[START OF Available data]

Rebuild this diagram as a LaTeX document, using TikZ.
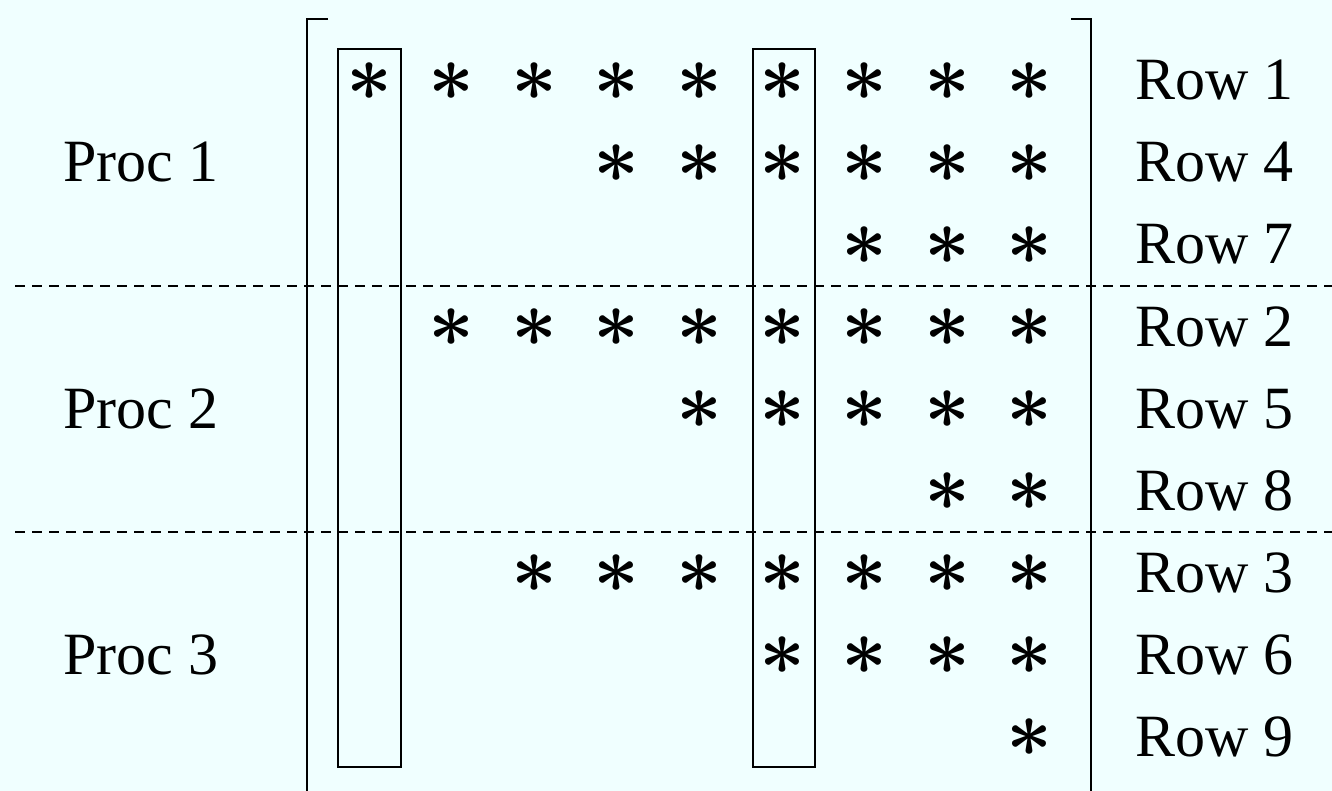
\documentclass[tikz,border=0pt]{standalone}
\usepackage{fontspec}
\setmainfont{Liberation Serif}
\definecolor{bg}{RGB}{240,255,255}
\begin{document}
\begin{tikzpicture}[x=1pt,y=-1pt,
  lbl/.style={font=\fontsize{60}{72}\selectfont, inner sep=0pt, anchor=base west},
  star/.style={inner sep=0pt, scale=8, font=\boldmath},
  bracketline/.style={line width=2.6pt},
  boxline/.style={line width=2pt},
  sepline/.style={line width=2pt, dash pattern=on 10pt off 7pt}]
\fill[bg] (0,0) rectangle (1332,791);
\useasboundingbox (0,0) rectangle (1332,791);
% rows, labels and entries
\foreach \r [count=\i] in {1,4,7,2,5,8,3,6,9}{
  \node[lbl] (row\r) at (1135, {82*\i+18}) {Row \r};
  \foreach \c in {\r,...,9}{
    \node[star] (s\r-\c) at ({369+82.6*(\c-1)}, {82*\i}) {$\ast$};
  }
}
% processor labels
\node[lbl] (p1) at (63, 182) {Proc 1};
\node[lbl] (p2) at (63, 428) {Proc 2};
\node[lbl] (p3) at (63, 674) {Proc 3};
% brackets
\draw[bracketline] (328,19) -- (307,19) -- (307,791);
\draw[bracketline] (1071,19) -- (1091,19) -- (1091,791);
% column boxes
\draw[boxline] (338,49) rectangle (401,767);
\draw[boxline] (753,49) rectangle (815,767);
% separators
\draw[sepline] (15,286) -- (1332,286);
\draw[sepline] (15,532) -- (1332,532);
\end{tikzpicture}
\end{document}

[END OF Available data]

_Written request:_ Set down all the data again exactly as above, pictures excluded.

_Solved problem:_
Rebuild this diagram as a LaTeX document, using TikZ.
\documentclass[tikz,border=0pt]{standalone}
\usepackage{fontspec}
\setmainfont{Liberation Serif}
\definecolor{bg}{RGB}{240,255,255}
\begin{document}
\begin{tikzpicture}[x=1pt,y=-1pt,
  lbl/.style={font=\fontsize{60}{72}\selectfont, inner sep=0pt, anchor=base west},
  star/.style={inner sep=0pt, scale=8, font=\boldmath},
  bracketline/.style={line width=2.6pt},
  boxline/.style={line width=2pt},
  sepline/.style={line width=2pt, dash pattern=on 10pt off 7pt}]
\fill[bg] (0,0) rectangle (1332,791);
\useasboundingbox (0,0) rectangle (1332,791);
% rows, labels and entries
\foreach \r [count=\i] in {1,4,7,2,5,8,3,6,9}{
  \node[lbl] (row\r) at (1135, {82*\i+18}) {Row \r};
  \foreach \c in {\r,...,9}{
    \node[star] (s\r-\c) at ({369+82.6*(\c-1)}, {82*\i}) {$\ast$};
  }
}
% processor labels
\node[lbl] (p1) at (63, 182) {Proc 1};
\node[lbl] (p2) at (63, 428) {Proc 2};
\node[lbl] (p3) at (63, 674) {Proc 3};
% brackets
\draw[bracketline] (328,19) -- (307,19) -- (307,791);
\draw[bracketline] (1071,19) -- (1091,19) -- (1091,791);
% column boxes
\draw[boxline] (338,49) rectangle (401,767);
\draw[boxline] (753,49) rectangle (815,767);
% separators
\draw[sepline] (15,286) -- (1332,286);
\draw[sepline] (15,532) -- (1332,532);
\end{tikzpicture}
\end{document}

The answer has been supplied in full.